Entries with chart source code
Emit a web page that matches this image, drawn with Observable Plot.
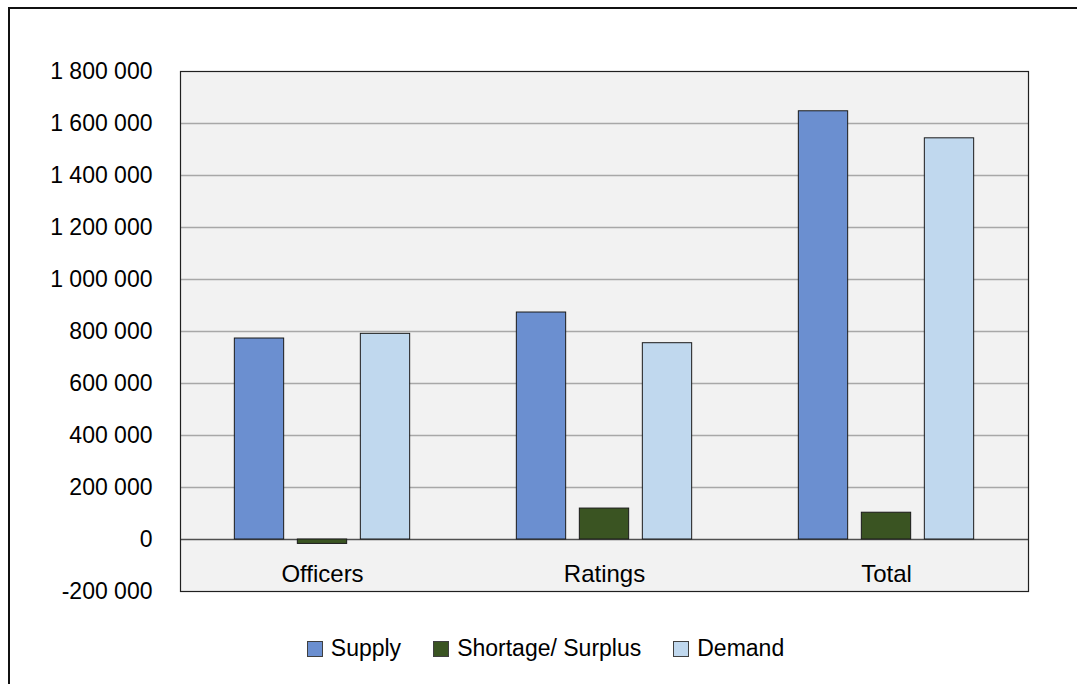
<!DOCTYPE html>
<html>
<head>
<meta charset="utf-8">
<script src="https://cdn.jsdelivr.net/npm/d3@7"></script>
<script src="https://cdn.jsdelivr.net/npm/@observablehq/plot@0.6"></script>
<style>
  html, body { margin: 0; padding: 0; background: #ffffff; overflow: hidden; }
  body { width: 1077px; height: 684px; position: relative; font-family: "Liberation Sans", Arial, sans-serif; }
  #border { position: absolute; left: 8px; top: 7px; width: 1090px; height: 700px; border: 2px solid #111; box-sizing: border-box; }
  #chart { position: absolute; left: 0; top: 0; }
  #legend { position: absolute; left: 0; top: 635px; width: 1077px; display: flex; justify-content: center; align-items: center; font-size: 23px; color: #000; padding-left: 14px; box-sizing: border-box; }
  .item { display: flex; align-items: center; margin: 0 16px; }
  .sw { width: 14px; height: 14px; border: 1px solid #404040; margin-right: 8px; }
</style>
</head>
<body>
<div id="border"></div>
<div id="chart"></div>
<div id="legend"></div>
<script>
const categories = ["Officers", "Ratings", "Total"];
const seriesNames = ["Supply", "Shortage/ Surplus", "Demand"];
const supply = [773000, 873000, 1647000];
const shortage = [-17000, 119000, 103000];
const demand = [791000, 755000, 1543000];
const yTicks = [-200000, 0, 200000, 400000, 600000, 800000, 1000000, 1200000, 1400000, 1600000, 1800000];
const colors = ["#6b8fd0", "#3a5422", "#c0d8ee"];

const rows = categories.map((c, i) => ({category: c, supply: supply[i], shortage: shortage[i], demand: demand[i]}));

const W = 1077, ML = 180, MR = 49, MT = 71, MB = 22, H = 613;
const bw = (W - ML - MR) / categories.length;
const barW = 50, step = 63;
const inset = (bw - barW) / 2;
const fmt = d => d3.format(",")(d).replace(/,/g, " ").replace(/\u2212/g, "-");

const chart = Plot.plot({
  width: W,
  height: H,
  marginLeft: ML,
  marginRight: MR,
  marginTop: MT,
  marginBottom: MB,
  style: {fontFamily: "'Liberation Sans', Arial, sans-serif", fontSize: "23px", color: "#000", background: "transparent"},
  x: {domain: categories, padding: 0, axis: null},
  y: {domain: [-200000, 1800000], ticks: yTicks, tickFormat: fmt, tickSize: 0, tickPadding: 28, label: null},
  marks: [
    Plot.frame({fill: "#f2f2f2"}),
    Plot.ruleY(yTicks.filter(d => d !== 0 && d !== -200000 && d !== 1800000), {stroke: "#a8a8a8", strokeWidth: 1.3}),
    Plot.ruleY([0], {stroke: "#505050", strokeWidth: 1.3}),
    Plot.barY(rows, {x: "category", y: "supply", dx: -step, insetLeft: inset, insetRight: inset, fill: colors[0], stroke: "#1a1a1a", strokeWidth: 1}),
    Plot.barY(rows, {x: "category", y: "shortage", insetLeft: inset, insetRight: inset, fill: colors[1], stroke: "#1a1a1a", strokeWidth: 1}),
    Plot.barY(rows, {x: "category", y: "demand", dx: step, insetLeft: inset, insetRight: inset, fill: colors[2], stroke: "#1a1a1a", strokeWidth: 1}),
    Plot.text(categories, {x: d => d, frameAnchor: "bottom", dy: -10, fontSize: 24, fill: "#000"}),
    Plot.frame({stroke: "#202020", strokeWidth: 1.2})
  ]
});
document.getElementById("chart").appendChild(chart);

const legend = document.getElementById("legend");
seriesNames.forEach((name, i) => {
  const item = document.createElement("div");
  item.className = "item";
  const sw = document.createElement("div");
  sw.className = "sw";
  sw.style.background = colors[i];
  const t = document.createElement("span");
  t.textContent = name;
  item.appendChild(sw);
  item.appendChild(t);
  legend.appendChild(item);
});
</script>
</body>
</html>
---
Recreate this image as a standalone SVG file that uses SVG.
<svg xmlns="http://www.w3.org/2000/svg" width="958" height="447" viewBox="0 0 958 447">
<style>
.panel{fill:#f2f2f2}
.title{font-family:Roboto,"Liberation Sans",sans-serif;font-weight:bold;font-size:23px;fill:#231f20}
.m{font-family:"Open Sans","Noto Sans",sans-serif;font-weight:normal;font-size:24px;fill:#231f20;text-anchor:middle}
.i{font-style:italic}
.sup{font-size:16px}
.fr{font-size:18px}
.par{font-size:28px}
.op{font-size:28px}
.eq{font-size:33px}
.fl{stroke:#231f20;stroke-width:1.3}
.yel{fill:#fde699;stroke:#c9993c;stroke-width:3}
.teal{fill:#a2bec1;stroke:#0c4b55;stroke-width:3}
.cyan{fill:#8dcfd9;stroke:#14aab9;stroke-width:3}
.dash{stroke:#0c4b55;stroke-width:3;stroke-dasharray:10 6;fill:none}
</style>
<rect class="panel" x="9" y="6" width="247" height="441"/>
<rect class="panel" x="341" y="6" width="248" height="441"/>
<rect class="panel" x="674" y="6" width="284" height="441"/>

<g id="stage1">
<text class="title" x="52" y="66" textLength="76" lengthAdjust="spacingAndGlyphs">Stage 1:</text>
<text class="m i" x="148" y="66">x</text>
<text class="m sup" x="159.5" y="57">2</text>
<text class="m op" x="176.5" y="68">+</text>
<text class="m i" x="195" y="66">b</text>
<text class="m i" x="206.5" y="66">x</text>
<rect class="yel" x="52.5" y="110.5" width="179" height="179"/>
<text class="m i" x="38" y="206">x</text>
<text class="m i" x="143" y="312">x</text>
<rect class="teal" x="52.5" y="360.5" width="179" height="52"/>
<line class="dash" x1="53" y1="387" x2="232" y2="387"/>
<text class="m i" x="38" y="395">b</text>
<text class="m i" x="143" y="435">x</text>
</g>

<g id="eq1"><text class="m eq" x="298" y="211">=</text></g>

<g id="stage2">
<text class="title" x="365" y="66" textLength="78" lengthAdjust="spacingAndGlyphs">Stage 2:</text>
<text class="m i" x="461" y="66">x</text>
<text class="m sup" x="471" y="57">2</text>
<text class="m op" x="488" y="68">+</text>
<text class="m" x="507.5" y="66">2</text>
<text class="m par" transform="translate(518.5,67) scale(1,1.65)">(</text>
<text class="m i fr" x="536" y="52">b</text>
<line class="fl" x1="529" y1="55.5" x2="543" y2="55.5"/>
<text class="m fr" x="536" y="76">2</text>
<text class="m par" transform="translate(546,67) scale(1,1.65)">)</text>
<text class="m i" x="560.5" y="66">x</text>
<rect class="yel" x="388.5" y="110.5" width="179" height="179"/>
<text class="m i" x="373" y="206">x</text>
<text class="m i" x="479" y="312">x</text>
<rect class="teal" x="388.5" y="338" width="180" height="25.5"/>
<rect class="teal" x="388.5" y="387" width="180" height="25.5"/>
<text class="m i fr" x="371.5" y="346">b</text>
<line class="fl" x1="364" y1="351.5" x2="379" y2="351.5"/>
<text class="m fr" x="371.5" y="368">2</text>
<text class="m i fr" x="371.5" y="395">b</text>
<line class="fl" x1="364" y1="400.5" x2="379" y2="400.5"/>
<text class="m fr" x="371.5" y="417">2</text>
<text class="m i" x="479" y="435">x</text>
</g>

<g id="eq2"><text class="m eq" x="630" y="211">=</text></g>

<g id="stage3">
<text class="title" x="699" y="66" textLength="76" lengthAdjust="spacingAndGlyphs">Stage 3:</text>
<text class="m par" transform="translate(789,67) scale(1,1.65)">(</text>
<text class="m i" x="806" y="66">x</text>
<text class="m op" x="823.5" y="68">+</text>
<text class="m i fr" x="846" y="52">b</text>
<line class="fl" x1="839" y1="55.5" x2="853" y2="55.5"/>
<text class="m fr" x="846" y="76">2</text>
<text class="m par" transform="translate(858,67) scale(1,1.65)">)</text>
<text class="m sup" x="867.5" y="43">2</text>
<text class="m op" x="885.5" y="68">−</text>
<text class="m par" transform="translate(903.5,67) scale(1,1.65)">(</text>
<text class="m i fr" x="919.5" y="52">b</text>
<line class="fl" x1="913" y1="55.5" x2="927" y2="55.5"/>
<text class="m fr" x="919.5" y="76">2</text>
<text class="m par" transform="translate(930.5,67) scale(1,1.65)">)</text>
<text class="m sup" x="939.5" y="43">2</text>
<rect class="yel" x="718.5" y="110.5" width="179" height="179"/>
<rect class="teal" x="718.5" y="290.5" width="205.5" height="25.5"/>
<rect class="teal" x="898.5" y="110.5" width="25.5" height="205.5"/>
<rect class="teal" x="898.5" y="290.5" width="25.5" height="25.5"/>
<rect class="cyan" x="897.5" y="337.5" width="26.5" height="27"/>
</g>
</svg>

» **Challenge**: Only the lines from the one bearing "Emit a web page" to the one bearing "const fmt = d", both included, should be restated word for word, with pictures left out.

» **Completed exercise**:
Emit a web page that matches this image, drawn with Observable Plot.
<!DOCTYPE html>
<html>
<head>
<meta charset="utf-8">
<script src="https://cdn.jsdelivr.net/npm/d3@7"></script>
<script src="https://cdn.jsdelivr.net/npm/@observablehq/plot@0.6"></script>
<style>
  html, body { margin: 0; padding: 0; background: #ffffff; overflow: hidden; }
  body { width: 1077px; height: 684px; position: relative; font-family: "Liberation Sans", Arial, sans-serif; }
  #border { position: absolute; left: 8px; top: 7px; width: 1090px; height: 700px; border: 2px solid #111; box-sizing: border-box; }
  #chart { position: absolute; left: 0; top: 0; }
  #legend { position: absolute; left: 0; top: 635px; width: 1077px; display: flex; justify-content: center; align-items: center; font-size: 23px; color: #000; padding-left: 14px; box-sizing: border-box; }
  .item { display: flex; align-items: center; margin: 0 16px; }
  .sw { width: 14px; height: 14px; border: 1px solid #404040; margin-right: 8px; }
</style>
</head>
<body>
<div id="border"></div>
<div id="chart"></div>
<div id="legend"></div>
<script>
const categories = ["Officers", "Ratings", "Total"];
const seriesNames = ["Supply", "Shortage/ Surplus", "Demand"];
const supply = [773000, 873000, 1647000];
const shortage = [-17000, 119000, 103000];
const demand = [791000, 755000, 1543000];
const yTicks = [-200000, 0, 200000, 400000, 600000, 800000, 1000000, 1200000, 1400000, 1600000, 1800000];
const colors = ["#6b8fd0", "#3a5422", "#c0d8ee"];

const rows = categories.map((c, i) => ({category: c, supply: supply[i], shortage: shortage[i], demand: demand[i]}));

const W = 1077, ML = 180, MR = 49, MT = 71, MB = 22, H = 613;
const bw = (W - ML - MR) / categories.length;
const barW = 50, step = 63;
const inset = (bw - barW) / 2;
const fmt = d => d3.format(",")(d).replace(/,/g, " ").replace(/\u2212/g, "-");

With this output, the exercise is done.